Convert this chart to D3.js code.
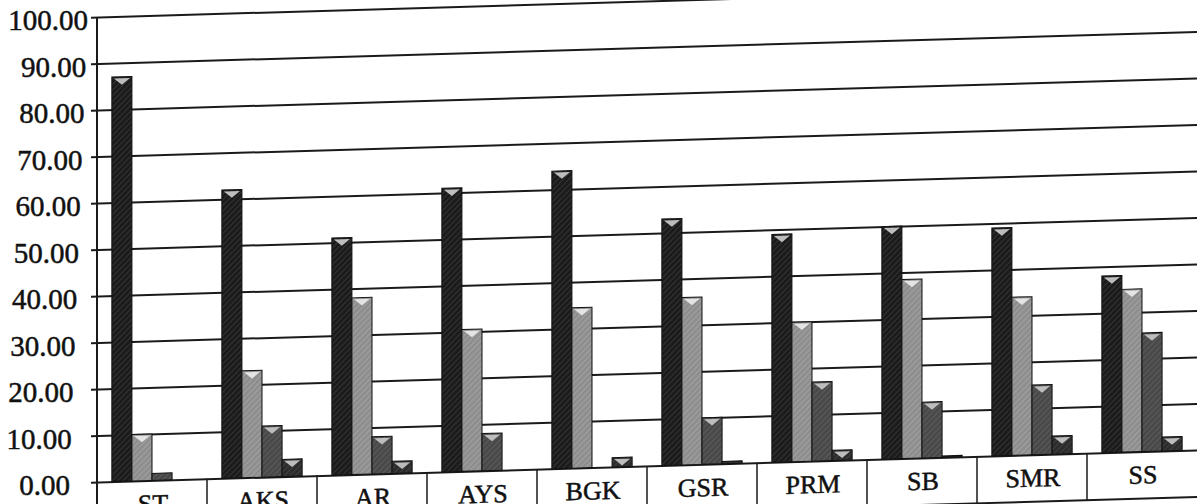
<!DOCTYPE html>
<html>
<head>
<meta charset="utf-8">
<script src="https://cdn.jsdelivr.net/npm/d3@7"></script>
<style>
  html, body { margin: 0; padding: 0; background: #fff; }
  text { font-family: "Liberation Serif", "DejaVu Serif", serif; fill: #111; stroke: #111; stroke-width: 0.5px; }
</style>
</head>
<body>
<div id="chart"></div>
<script>
// values
var categories = ["ST", "AKS", "AR", "AYS", "BGK", "GSR", "PRM", "SB", "SMR", "SS"];
var series1 = [87, 62, 51, 61, 64, 53, 49, 50, 49, 38];
var series2 = [10, 23, 38, 30.5, 34.5, 36, 30, 38.5, 34, 35];
var series3 = [1.5, 11, 8, 8, 0, 10, 17, 12, 15, 25.5];
var series4 = [0, 3.7, 2.6, 0, 2, 0.5, 2.2, 0.3, 3.9, 3];
var yTicks = [0, 10, 20, 30, 40, 50, 60, 70, 80, 90, 100];

var seriesNames = ["s1", "s2", "s3", "s4"];
var allSeries = [series1, series2, series3, series4];
var fills = {
    s1: ["#1b1b1b", "#3c3c3c"],
    s2: ["#8e8e8e", "#a9a9a9"],
    s3: ["#494949", "#626262"],
    s4: ["#2c2c2c", "#474747"]
};

var width = 1198;
var height = 504;
var marginLeft = 97, marginTop = 17;
var plotW = 1100, plotH = 465;

var svg = d3.select('#chart')
    .append('svg')
    .attr('width', width)
    .attr('height', height);

// hatch patterns like the printed bars
var defs = svg.append('defs');
seriesNames.forEach(function(s) {
    var p = defs.append('pattern')
        .attr('id', 'hatch-' + s)
        .attr('patternUnits', 'userSpaceOnUse')
        .attr('width', 4)
        .attr('height', 4)
        .attr('patternTransform', 'rotate(45)');
    p.append('rect').attr('width', 4).attr('height', 4).attr('fill', fills[s][0]);
    p.append('line').attr('x1', 0).attr('y1', 0).attr('x2', 0).attr('y2', 4)
        .attr('stroke', fills[s][1]).attr('stroke-width', 1.5);
});

var x0 = d3.scaleBand()
    .domain(categories)
    .range([0, plotW])
    .paddingInner(0.27)
    .paddingOuter(0.135);

var x1 = d3.scaleBand()
    .domain(seriesNames)
    .range([0, x0.bandwidth()]);

var y = d3.scaleLinear()
    .domain([0, 100])
    .range([plotH, 0]);

// the photo is tilted: gridlines rise to the right
var plot = svg.append('g')
    .attr('transform', 'translate(' + marginLeft + ',' + marginTop + ') skewY(-1.67)');

plot.append('g')
    .call(d3.axisLeft(y).tickValues(yTicks).tickSize(-plotW).tickFormat(''))
    .call(function(g) { g.select('.domain').remove(); })
    .selectAll('line')
    .attr('stroke', '#1a1a1a')
    .attr('stroke-width', 2)
    .attr('x1', -6);

// category table under the plot
var tableBottom = 512;
plot.append('line')
    .attr('x1', 0).attr('x2', 0)
    .attr('y1', 0).attr('y2', tableBottom + 10)
    .attr('stroke', '#1a1a1a').attr('stroke-width', 2);

plot.append('line')
    .attr('x1', 0).attr('x2', plotW)
    .attr('y1', tableBottom).attr('y2', tableBottom)
    .attr('stroke', '#1a1a1a').attr('stroke-width', 2);

plot.selectAll('.sep')
    .data(categories.slice(1))
    .enter()
    .append('line')
    .attr('class', 'sep')
    .attr('x1', (d) => x0(d) - x0.step() * 0.135)
    .attr('x2', (d) => x0(d) - x0.step() * 0.135)
    .attr('y1', y(0))
    .attr('y2', tableBottom)
    .attr('stroke', '#1a1a1a').attr('stroke-width', 1.5);

plot.selectAll('.cat')
    .data(categories)
    .enter()
    .append('text')
    .attr('class', 'cat')
    .attr('x', (d) => x0(d) + x0.bandwidth() / 2 + 1)
    .attr('y', 497)
    .attr('text-anchor', 'middle')
    .style('font-size', '26px')
    .text((d) => d);

// bars
var groups = plot.selectAll('.grp')
    .data(categories)
    .enter()
    .append('g')
    .attr('class', 'grp')
    .attr('transform', (d) => 'translate(' + x0(d) + ',0)');

var bars = groups.selectAll('.bar')
    .data(function(d, i) {
        return seriesNames.map(function(s, k) { return {s: s, v: allSeries[k][i]}; });
    })
    .enter()
    .filter((d) => d.v > 0)
    .append('g')
    .attr('class', 'bar');

bars.append('rect')
    .attr('x', (d) => x1(d.s))
    .attr('y', (d) => y(d.v))
    .attr('width', x1.bandwidth())
    .attr('height', (d) => y(0) - y(d.v))
    .attr('fill', (d) => 'url(#hatch-' + d.s + ')')
    .attr('stroke', '#111')
    .attr('stroke-width', 1);

// light top caps
bars.filter((d) => y(0) - y(d.v) > 8)
    .append('path')
    .attr('d', function(d) {
        var bx = x1(d.s), by = y(d.v), bw = x1.bandwidth();
        return 'M' + (bx + 2) + ',' + (by + 1.5) + 'L' + (bx + bw - 2) + ',' + (by + 1.5) +
            'L' + (bx + bw / 2) + ',' + (by + 8) + 'Z';
    })
    .attr('fill', (d) => d.s == 's2' ? '#e4e4e4' : '#bdbdbd');

// y labels sit outside the tilted plot, sliding left toward the bottom
svg.append('g')
    .selectAll('text')
    .data(yTicks)
    .enter()
    .append('text')
    .attr('x', (d) => 70 + d * 0.18)
    .attr('y', (d) => marginTop + y(d) + 3)
    .attr('dy', '0.35em')
    .attr('text-anchor', 'end')
    .style('font-size', '29px')
    .text((d) => d3.format('.2f')(d));
</script>
</body>
</html>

• • •

**Exercise details**:
Give back the whole listing as it stands, minus its pictures.

**Worked answer**:
Convert this chart to D3.js code.
<!DOCTYPE html>
<html>
<head>
<meta charset="utf-8">
<script src="https://cdn.jsdelivr.net/npm/d3@7"></script>
<style>
  html, body { margin: 0; padding: 0; background: #fff; }
  text { font-family: "Liberation Serif", "DejaVu Serif", serif; fill: #111; stroke: #111; stroke-width: 0.5px; }
</style>
</head>
<body>
<div id="chart"></div>
<script>
// values
var categories = ["ST", "AKS", "AR", "AYS", "BGK", "GSR", "PRM", "SB", "SMR", "SS"];
var series1 = [87, 62, 51, 61, 64, 53, 49, 50, 49, 38];
var series2 = [10, 23, 38, 30.5, 34.5, 36, 30, 38.5, 34, 35];
var series3 = [1.5, 11, 8, 8, 0, 10, 17, 12, 15, 25.5];
var series4 = [0, 3.7, 2.6, 0, 2, 0.5, 2.2, 0.3, 3.9, 3];
var yTicks = [0, 10, 20, 30, 40, 50, 60, 70, 80, 90, 100];

var seriesNames = ["s1", "s2", "s3", "s4"];
var allSeries = [series1, series2, series3, series4];
var fills = {
    s1: ["#1b1b1b", "#3c3c3c"],
    s2: ["#8e8e8e", "#a9a9a9"],
    s3: ["#494949", "#626262"],
    s4: ["#2c2c2c", "#474747"]
};

var width = 1198;
var height = 504;
var marginLeft = 97, marginTop = 17;
var plotW = 1100, plotH = 465;

var svg = d3.select('#chart')
    .append('svg')
    .attr('width', width)
    .attr('height', height);

// hatch patterns like the printed bars
var defs = svg.append('defs');
seriesNames.forEach(function(s) {
    var p = defs.append('pattern')
        .attr('id', 'hatch-' + s)
        .attr('patternUnits', 'userSpaceOnUse')
        .attr('width', 4)
        .attr('height', 4)
        .attr('patternTransform', 'rotate(45)');
    p.append('rect').attr('width', 4).attr('height', 4).attr('fill', fills[s][0]);
    p.append('line').attr('x1', 0).attr('y1', 0).attr('x2', 0).attr('y2', 4)
        .attr('stroke', fills[s][1]).attr('stroke-width', 1.5);
});

var x0 = d3.scaleBand()
    .domain(categories)
    .range([0, plotW])
    .paddingInner(0.27)
    .paddingOuter(0.135);

var x1 = d3.scaleBand()
    .domain(seriesNames)
    .range([0, x0.bandwidth()]);

var y = d3.scaleLinear()
    .domain([0, 100])
    .range([plotH, 0]);

// the photo is tilted: gridlines rise to the right
var plot = svg.append('g')
    .attr('transform', 'translate(' + marginLeft + ',' + marginTop + ') skewY(-1.67)');

plot.append('g')
    .call(d3.axisLeft(y).tickValues(yTicks).tickSize(-plotW).tickFormat(''))
    .call(function(g) { g.select('.domain').remove(); })
    .selectAll('line')
    .attr('stroke', '#1a1a1a')
    .attr('stroke-width', 2)
    .attr('x1', -6);

// category table under the plot
var tableBottom = 512;
plot.append('line')
    .attr('x1', 0).attr('x2', 0)
    .attr('y1', 0).attr('y2', tableBottom + 10)
    .attr('stroke', '#1a1a1a').attr('stroke-width', 2);

plot.append('line')
    .attr('x1', 0).attr('x2', plotW)
    .attr('y1', tableBottom).attr('y2', tableBottom)
    .attr('stroke', '#1a1a1a').attr('stroke-width', 2);

plot.selectAll('.sep')
    .data(categories.slice(1))
    .enter()
    .append('line')
    .attr('class', 'sep')
    .attr('x1', (d) => x0(d) - x0.step() * 0.135)
    .attr('x2', (d) => x0(d) - x0.step() * 0.135)
    .attr('y1', y(0))
    .attr('y2', tableBottom)
    .attr('stroke', '#1a1a1a').attr('stroke-width', 1.5);

plot.selectAll('.cat')
    .data(categories)
    .enter()
    .append('text')
    .attr('class', 'cat')
    .attr('x', (d) => x0(d) + x0.bandwidth() / 2 + 1)
    .attr('y', 497)
    .attr('text-anchor', 'middle')
    .style('font-size', '26px')
    .text((d) => d);

// bars
var groups = plot.selectAll('.grp')
    .data(categories)
    .enter()
    .append('g')
    .attr('class', 'grp')
    .attr('transform', (d) => 'translate(' + x0(d) + ',0)');

var bars = groups.selectAll('.bar')
    .data(function(d, i) {
        return seriesNames.map(function(s, k) { return {s: s, v: allSeries[k][i]}; });
    })
    .enter()
    .filter((d) => d.v > 0)
    .append('g')
    .attr('class', 'bar');

bars.append('rect')
    .attr('x', (d) => x1(d.s))
    .attr('y', (d) => y(d.v))
    .attr('width', x1.bandwidth())
    .attr('height', (d) => y(0) - y(d.v))
    .attr('fill', (d) => 'url(#hatch-' + d.s + ')')
    .attr('stroke', '#111')
    .attr('stroke-width', 1);

// light top caps
bars.filter((d) => y(0) - y(d.v) > 8)
    .append('path')
    .attr('d', function(d) {
        var bx = x1(d.s), by = y(d.v), bw = x1.bandwidth();
        return 'M' + (bx + 2) + ',' + (by + 1.5) + 'L' + (bx + bw - 2) + ',' + (by + 1.5) +
            'L' + (bx + bw / 2) + ',' + (by + 8) + 'Z';
    })
    .attr('fill', (d) => d.s == 's2' ? '#e4e4e4' : '#bdbdbd');

// y labels sit outside the tilted plot, sliding left toward the bottom
svg.append('g')
    .selectAll('text')
    .data(yTicks)
    .enter()
    .append('text')
    .attr('x', (d) => 70 + d * 0.18)
    .attr('y', (d) => marginTop + y(d) + 3)
    .attr('dy', '0.35em')
    .attr('text-anchor', 'end')
    .style('font-size', '29px')
    .text((d) => d3.format('.2f')(d));
</script>
</body>
</html>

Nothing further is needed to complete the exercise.